• YOUR INSTRUCTIONS
Reproduce the records below exactly as given.

= = =

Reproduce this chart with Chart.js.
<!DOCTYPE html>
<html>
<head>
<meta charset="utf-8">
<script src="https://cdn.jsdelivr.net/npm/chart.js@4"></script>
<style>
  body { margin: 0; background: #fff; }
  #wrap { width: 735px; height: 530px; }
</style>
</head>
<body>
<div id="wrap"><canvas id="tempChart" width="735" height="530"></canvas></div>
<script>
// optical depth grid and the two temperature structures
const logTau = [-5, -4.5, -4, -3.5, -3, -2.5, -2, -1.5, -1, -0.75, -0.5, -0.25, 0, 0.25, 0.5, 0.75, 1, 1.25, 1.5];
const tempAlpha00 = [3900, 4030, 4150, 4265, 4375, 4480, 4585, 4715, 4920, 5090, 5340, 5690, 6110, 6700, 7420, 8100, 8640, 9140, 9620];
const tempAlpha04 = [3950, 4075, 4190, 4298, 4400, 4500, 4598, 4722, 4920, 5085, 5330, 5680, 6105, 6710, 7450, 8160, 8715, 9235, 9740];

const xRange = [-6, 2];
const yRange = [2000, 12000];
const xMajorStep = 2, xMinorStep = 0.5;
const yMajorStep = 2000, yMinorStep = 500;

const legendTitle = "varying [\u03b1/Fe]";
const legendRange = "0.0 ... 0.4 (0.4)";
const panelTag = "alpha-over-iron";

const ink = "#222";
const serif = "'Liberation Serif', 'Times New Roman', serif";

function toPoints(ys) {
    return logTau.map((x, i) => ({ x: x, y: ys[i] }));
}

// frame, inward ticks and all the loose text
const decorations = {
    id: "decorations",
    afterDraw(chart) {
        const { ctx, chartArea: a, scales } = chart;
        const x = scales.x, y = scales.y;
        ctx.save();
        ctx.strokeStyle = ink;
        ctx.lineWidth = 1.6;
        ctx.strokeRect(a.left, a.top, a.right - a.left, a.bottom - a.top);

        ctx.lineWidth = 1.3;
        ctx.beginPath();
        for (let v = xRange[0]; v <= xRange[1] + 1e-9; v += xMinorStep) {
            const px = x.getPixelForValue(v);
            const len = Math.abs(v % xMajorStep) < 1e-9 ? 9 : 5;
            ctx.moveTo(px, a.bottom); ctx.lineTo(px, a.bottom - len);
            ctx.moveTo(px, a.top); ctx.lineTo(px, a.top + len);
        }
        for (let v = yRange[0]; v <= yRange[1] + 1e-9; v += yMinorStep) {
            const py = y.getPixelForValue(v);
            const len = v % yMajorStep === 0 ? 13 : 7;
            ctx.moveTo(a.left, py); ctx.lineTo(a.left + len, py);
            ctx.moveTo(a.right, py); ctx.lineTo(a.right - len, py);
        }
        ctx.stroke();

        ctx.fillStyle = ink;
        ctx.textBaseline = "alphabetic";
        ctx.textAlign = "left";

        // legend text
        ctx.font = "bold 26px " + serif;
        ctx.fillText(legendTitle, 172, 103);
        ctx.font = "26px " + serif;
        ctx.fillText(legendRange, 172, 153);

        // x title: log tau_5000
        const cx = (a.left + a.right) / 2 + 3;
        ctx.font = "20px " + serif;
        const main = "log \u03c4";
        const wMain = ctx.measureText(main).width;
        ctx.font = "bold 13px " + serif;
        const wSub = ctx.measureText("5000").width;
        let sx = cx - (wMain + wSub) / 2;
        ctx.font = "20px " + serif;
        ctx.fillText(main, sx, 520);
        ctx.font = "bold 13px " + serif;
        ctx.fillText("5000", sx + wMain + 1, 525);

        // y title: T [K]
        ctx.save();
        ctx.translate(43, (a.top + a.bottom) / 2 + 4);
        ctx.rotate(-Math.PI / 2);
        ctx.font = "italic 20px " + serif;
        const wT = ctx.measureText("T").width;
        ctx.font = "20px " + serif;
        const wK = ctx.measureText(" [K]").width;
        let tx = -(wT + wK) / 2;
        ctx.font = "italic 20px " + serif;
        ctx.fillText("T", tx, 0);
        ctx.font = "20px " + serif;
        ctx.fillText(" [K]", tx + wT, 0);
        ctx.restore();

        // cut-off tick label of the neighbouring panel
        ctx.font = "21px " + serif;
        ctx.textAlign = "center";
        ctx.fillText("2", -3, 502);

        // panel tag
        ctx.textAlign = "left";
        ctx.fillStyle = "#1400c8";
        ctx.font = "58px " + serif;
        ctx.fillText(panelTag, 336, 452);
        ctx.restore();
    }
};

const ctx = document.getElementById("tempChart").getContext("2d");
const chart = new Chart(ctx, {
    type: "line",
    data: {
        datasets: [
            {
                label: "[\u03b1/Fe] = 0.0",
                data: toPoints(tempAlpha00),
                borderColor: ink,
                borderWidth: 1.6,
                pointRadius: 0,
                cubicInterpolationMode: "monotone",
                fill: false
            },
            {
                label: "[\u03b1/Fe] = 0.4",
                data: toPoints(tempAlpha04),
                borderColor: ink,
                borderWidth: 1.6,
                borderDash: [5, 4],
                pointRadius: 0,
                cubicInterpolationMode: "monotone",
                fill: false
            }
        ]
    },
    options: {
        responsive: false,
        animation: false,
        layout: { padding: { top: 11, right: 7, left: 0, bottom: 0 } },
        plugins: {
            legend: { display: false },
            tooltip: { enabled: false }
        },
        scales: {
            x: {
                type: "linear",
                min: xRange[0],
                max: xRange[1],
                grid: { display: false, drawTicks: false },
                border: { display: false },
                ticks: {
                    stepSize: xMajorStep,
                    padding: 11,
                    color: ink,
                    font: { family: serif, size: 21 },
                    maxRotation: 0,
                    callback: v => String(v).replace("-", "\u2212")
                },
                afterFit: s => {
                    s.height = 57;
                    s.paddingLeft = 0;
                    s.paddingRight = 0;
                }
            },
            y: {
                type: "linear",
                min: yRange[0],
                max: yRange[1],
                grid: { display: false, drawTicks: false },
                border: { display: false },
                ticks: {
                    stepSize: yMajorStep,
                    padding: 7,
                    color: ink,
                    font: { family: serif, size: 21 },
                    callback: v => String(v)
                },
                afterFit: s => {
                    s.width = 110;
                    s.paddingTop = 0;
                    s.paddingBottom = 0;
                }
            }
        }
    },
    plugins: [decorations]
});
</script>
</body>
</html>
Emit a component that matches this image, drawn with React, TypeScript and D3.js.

= = =

• RESULT OF THE EXERCISE
Reproduce this chart with Chart.js.
<!DOCTYPE html>
<html>
<head>
<meta charset="utf-8">
<script src="https://cdn.jsdelivr.net/npm/chart.js@4"></script>
<style>
  body { margin: 0; background: #fff; }
  #wrap { width: 735px; height: 530px; }
</style>
</head>
<body>
<div id="wrap"><canvas id="tempChart" width="735" height="530"></canvas></div>
<script>
// optical depth grid and the two temperature structures
const logTau = [-5, -4.5, -4, -3.5, -3, -2.5, -2, -1.5, -1, -0.75, -0.5, -0.25, 0, 0.25, 0.5, 0.75, 1, 1.25, 1.5];
const tempAlpha00 = [3900, 4030, 4150, 4265, 4375, 4480, 4585, 4715, 4920, 5090, 5340, 5690, 6110, 6700, 7420, 8100, 8640, 9140, 9620];
const tempAlpha04 = [3950, 4075, 4190, 4298, 4400, 4500, 4598, 4722, 4920, 5085, 5330, 5680, 6105, 6710, 7450, 8160, 8715, 9235, 9740];

const xRange = [-6, 2];
const yRange = [2000, 12000];
const xMajorStep = 2, xMinorStep = 0.5;
const yMajorStep = 2000, yMinorStep = 500;

const legendTitle = "varying [\u03b1/Fe]";
const legendRange = "0.0 ... 0.4 (0.4)";
const panelTag = "alpha-over-iron";

const ink = "#222";
const serif = "'Liberation Serif', 'Times New Roman', serif";

function toPoints(ys) {
    return logTau.map((x, i) => ({ x: x, y: ys[i] }));
}

// frame, inward ticks and all the loose text
const decorations = {
    id: "decorations",
    afterDraw(chart) {
        const { ctx, chartArea: a, scales } = chart;
        const x = scales.x, y = scales.y;
        ctx.save();
        ctx.strokeStyle = ink;
        ctx.lineWidth = 1.6;
        ctx.strokeRect(a.left, a.top, a.right - a.left, a.bottom - a.top);

        ctx.lineWidth = 1.3;
        ctx.beginPath();
        for (let v = xRange[0]; v <= xRange[1] + 1e-9; v += xMinorStep) {
            const px = x.getPixelForValue(v);
            const len = Math.abs(v % xMajorStep) < 1e-9 ? 9 : 5;
            ctx.moveTo(px, a.bottom); ctx.lineTo(px, a.bottom - len);
            ctx.moveTo(px, a.top); ctx.lineTo(px, a.top + len);
        }
        for (let v = yRange[0]; v <= yRange[1] + 1e-9; v += yMinorStep) {
            const py = y.getPixelForValue(v);
            const len = v % yMajorStep === 0 ? 13 : 7;
            ctx.moveTo(a.left, py); ctx.lineTo(a.left + len, py);
            ctx.moveTo(a.right, py); ctx.lineTo(a.right - len, py);
        }
        ctx.stroke();

        ctx.fillStyle = ink;
        ctx.textBaseline = "alphabetic";
        ctx.textAlign = "left";

        // legend text
        ctx.font = "bold 26px " + serif;
        ctx.fillText(legendTitle, 172, 103);
        ctx.font = "26px " + serif;
        ctx.fillText(legendRange, 172, 153);

        // x title: log tau_5000
        const cx = (a.left + a.right) / 2 + 3;
        ctx.font = "20px " + serif;
        const main = "log \u03c4";
        const wMain = ctx.measureText(main).width;
        ctx.font = "bold 13px " + serif;
        const wSub = ctx.measureText("5000").width;
        let sx = cx - (wMain + wSub) / 2;
        ctx.font = "20px " + serif;
        ctx.fillText(main, sx, 520);
        ctx.font = "bold 13px " + serif;
        ctx.fillText("5000", sx + wMain + 1, 525);

        // y title: T [K]
        ctx.save();
        ctx.translate(43, (a.top + a.bottom) / 2 + 4);
        ctx.rotate(-Math.PI / 2);
        ctx.font = "italic 20px " + serif;
        const wT = ctx.measureText("T").width;
        ctx.font = "20px " + serif;
        const wK = ctx.measureText(" [K]").width;
        let tx = -(wT + wK) / 2;
        ctx.font = "italic 20px " + serif;
        ctx.fillText("T", tx, 0);
        ctx.font = "20px " + serif;
        ctx.fillText(" [K]", tx + wT, 0);
        ctx.restore();

        // cut-off tick label of the neighbouring panel
        ctx.font = "21px " + serif;
        ctx.textAlign = "center";
        ctx.fillText("2", -3, 502);

        // panel tag
        ctx.textAlign = "left";
        ctx.fillStyle = "#1400c8";
        ctx.font = "58px " + serif;
        ctx.fillText(panelTag, 336, 452);
        ctx.restore();
    }
};

const ctx = document.getElementById("tempChart").getContext("2d");
const chart = new Chart(ctx, {
    type: "line",
    data: {
        datasets: [
            {
                label: "[\u03b1/Fe] = 0.0",
                data: toPoints(tempAlpha00),
                borderColor: ink,
                borderWidth: 1.6,
                pointRadius: 0,
                cubicInterpolationMode: "monotone",
                fill: false
            },
            {
                label: "[\u03b1/Fe] = 0.4",
                data: toPoints(tempAlpha04),
                borderColor: ink,
                borderWidth: 1.6,
                borderDash: [5, 4],
                pointRadius: 0,
                cubicInterpolationMode: "monotone",
                fill: false
            }
        ]
    },
    options: {
        responsive: false,
        animation: false,
        layout: { padding: { top: 11, right: 7, left: 0, bottom: 0 } },
        plugins: {
            legend: { display: false },
            tooltip: { enabled: false }
        },
        scales: {
            x: {
                type: "linear",
                min: xRange[0],
                max: xRange[1],
                grid: { display: false, drawTicks: false },
                border: { display: false },
                ticks: {
                    stepSize: xMajorStep,
                    padding: 11,
                    color: ink,
                    font: { family: serif, size: 21 },
                    maxRotation: 0,
                    callback: v => String(v).replace("-", "\u2212")
                },
                afterFit: s => {
                    s.height = 57;
                    s.paddingLeft = 0;
                    s.paddingRight = 0;
                }
            },
            y: {
                type: "linear",
                min: yRange[0],
                max: yRange[1],
                grid: { display: false, drawTicks: false },
                border: { display: false },
                ticks: {
                    stepSize: yMajorStep,
                    padding: 7,
                    color: ink,
                    font: { family: serif, size: 21 },
                    callback: v => String(v)
                },
                afterFit: s => {
                    s.width = 110;
                    s.paddingTop = 0;
                    s.paddingBottom = 0;
                }
            }
        }
    },
    plugins: [decorations]
});
</script>
</body>
</html>
Emit a component that matches this image, drawn with React, TypeScript and D3.js.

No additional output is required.